The object returned by runGroupsBoot is virtually the same as the eBoot object returned by wBT. The object returned, called bootGroupsOut contains all the results of the test that are shown in the console.
We cam visualize the results of the test as a the histogram of percentage changes. These can be done with the plotHistogramTrend function.
To call this function for a runGroupsBoot result would look like this:
plotHistogramTrend(eList, eBoot, flux = TRUE,
xMin = NA, xMax = NA, xStep = NA,
printTitle = TRUE, cex.main = 1.1,
cex.axis = 1.1, cex.lab = 1.1,
col.fill = "grey")
The only two arguments required are eList, and eBoot which represents the output from runGroupsBoot.
Here are the calls to plotHistogramTrend first for flux, and then for concentration. The xMin, xMax, and xStep arguments shown below were selected based on first viewing the results using the default values and then searching for a set of values for the three arguments that provided a good representation of the distribution.

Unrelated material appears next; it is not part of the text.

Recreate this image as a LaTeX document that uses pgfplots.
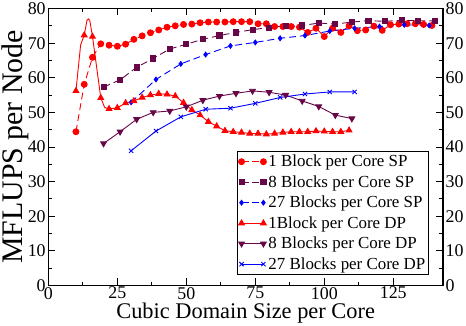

plotHistogramTrend(eList, bootGroupsOut,
xMin = -30, xMax = 40, xStep = 10)
plotHistogramTrend(eList, bootGroupsOut,
flux=FALSE, xMin = -10,
xMax = 50, xStep = 5)
What the results clearly show us is that both flux and concentration indicate that it is somewhat more likely to have been an increase rather than a decrease between the two groups of years. Our best estimate is an increase is a little less than about + 10%. For both flux and concentration the trend is fairly likely to be in the range from -20% to about +30%.